Burrow, de la CSI, a déclaré que globalement, le travail est moins sûr, les contrats à court terme étant prédominants, et le travail informel et l’esclavage moderne se développent.

L’inégalité des revenus avec ceux qui peuvent accéder à un travail décent pousse les gens à travailler dans des conditions d’exploitation, et l’inégalité des relations entre employeur et travailleur vous empêche d’exercer vos droits.

«Là où les salaires sont bas et où il n’y a pas de travail décent, où il n’existe pas de syndicats pour représenter les travailleurs et défendre leurs droits, nous voyons les conditions qui conduisent à l’esclavage moderne», a-t-elle noté.

L’Alliance des mouvements sociaux, des ONG et des syndicats qui luttent contre les inégalités est profondément préoccupée par la montée des inégalités et par l’esclavage moderne.

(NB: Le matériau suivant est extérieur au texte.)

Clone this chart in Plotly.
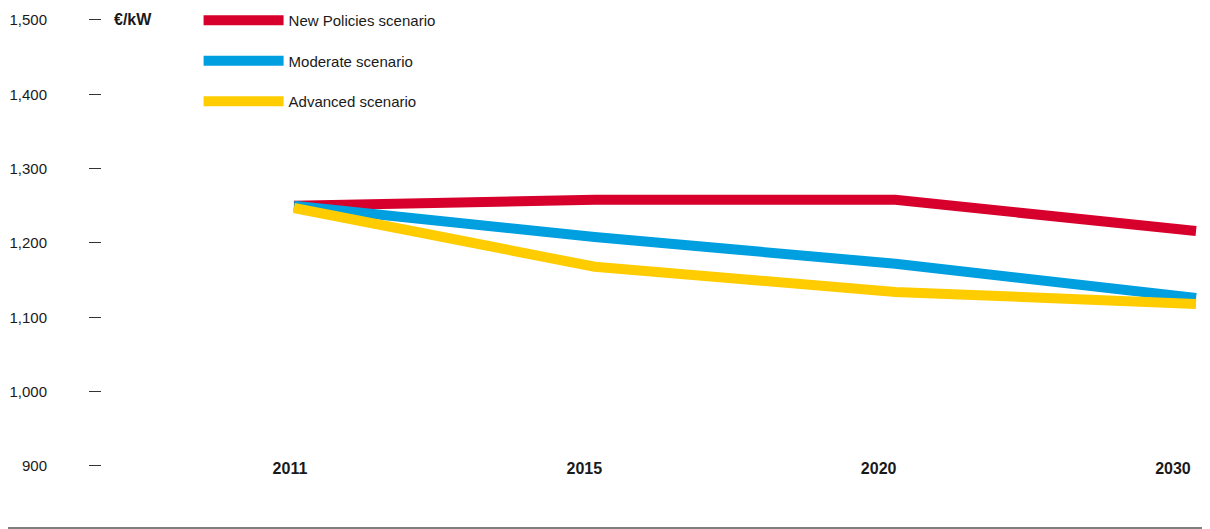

«Un salaire minimum qui permet de vivre, un travail décent, le droit de former des syndicats et de négocier collectivement sont essentiels pour mettre fin à la crise de l’inégalité et à la fin de l’esclavage.»

Pour les travailleurs migrants, les frais de recrutement venant d’employeurs peu scrupuleux enferment les travailleurs dans des travaux forcés. Les travailleurs migrants, dont beaucoup sont vulnérables aux conditions de l’esclavage, peuvent évaluer les agences de recrutement et les entreprises avec la plate-forme de la CSI.

Elle a souligné que les rapporteurs spéciaux des Nations Unies peuvent aider à dénoncer le scandale de l’esclavage moderne. La condamnation conjointe par quatre rapporteurs spéciaux du régime des travailleurs migrants de la pêche en Irlande ajoute une pression supplémentaire aux poursuites judiciaires intentées par les syndicats.

Un changement durable devra suivre le droit. La diligence raisonnable et la transparence sont la clé pour mettre fin à l’esclavage moderne dans les chaînes d’approvisionnement.

Lorsque les entreprises assument leurs responsabilités en matière de diligence raisonnable et rendent donc leurs chaînes d’approvisionnement transparentes, il est possible de mettre en place une procédure de réclamation facilitant le recours en cas de violation des droits au travail – du travail forcé au salaire inférieur au salaire minimum.

Elle a souligné que la nouvelle législation en matière de diligence requise est en cours d’adoption en France et que d’autres pays, notamment l’Allemagne et les Pays-Bas, se préparent à les suivre.